The anger of ordinary Egyptians over the political and economic system has increased in recent months. The prices for meat and vegetables have doubled or in some cases trebled within just a few months. The official rate of inflation for food this year is estimated to be 22 percent.

On Tuesday Al Masry Al Youm published an article headed: "The Egyptian government fears workers, not voters". Khaled Ali, the chairman of the Egyptian Center for Economic and Social Rights, explains in the article that only the economic elite of the country had profited from the high growth rates of past years, while the situation for workers had worsened. He warned: "Workers will continue to protest and the protests will be more violent than those in 2008."

In 2008 violent street battles between workers and security forces took place in the industrial city of Mahalla El Kubra following a year of strikes and mass protests against low wages and privatization. The Egyptian bourgeoisie knows it is sitting on a powder keg. The mobilization of the security forces in the run up to the parliamentary elections is a preparation for social upheavals which could erupt at any time.

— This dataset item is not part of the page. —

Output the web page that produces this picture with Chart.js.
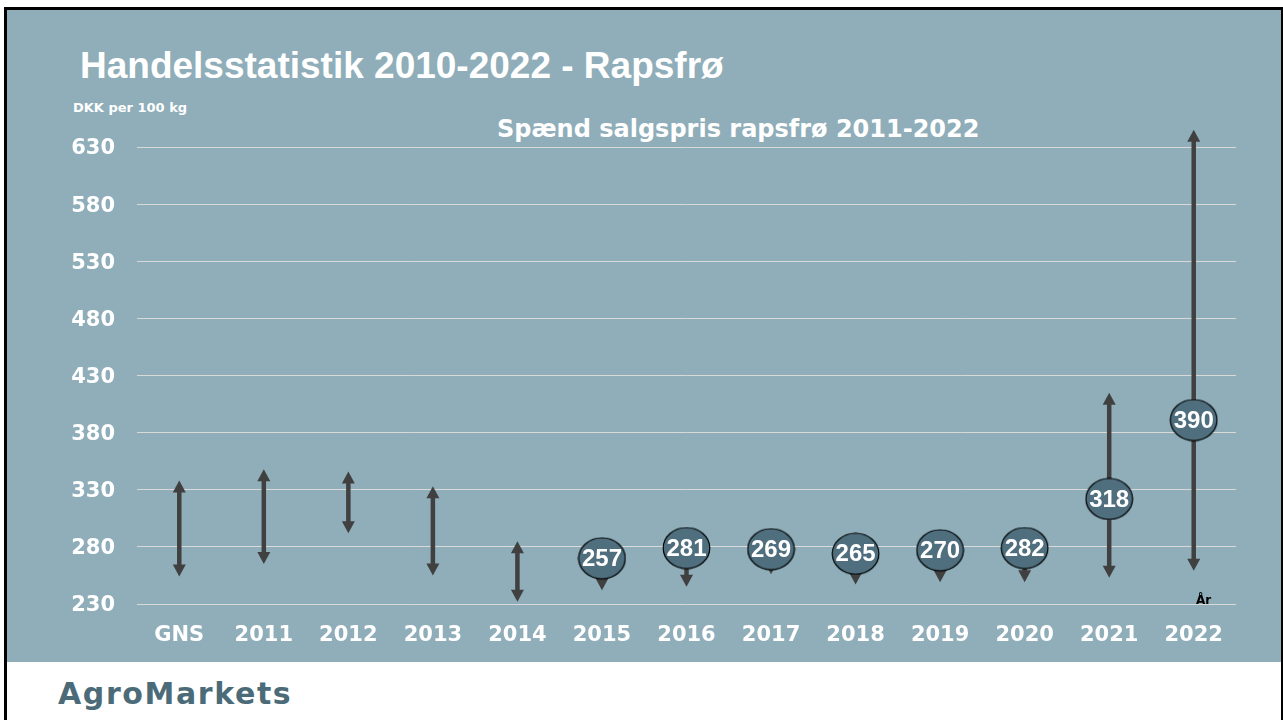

The official opposition parties and groupings, which have been the main victims of the state repression, also fear a rebellion of the Egyptian masses.

Despite the massive repression of his own organization the leader of the Muslim Brotherhood, Mohamed Badie, said in an interview with the news station Al-Jazeera on Tuesday, that the parliamentary elections on Sunday would be "decisive for Egypt". Free and fair elections are essential "to the legitimacy of parliament which, in turn will lend legitimacy to the next president." The ruling NDP and Hosni Mubarak have repeatedly demonstrated their bankruptcy. "It's time for the NDP to step down peacefully via the legal and constitutional process."

The US government, which has so far kept silent about the repression in Egypt, is also observing the tense situation with increasing concern. Philipp Crowley, the spokesman of the US State Department, told press representatives: "We think this is a vitally important period for Egypt's future, and we continue to encourage them to do everything possible to ensure a free, fair and impartial election."

After a meeting with US president Barack Obama and national security advisers Michele Dunne, a former State Department expert on the Middle East, declared: "There is a growing concern that we have this ally and we want them to be our ally, but think that the way to promote greater stability is not to prevent all change."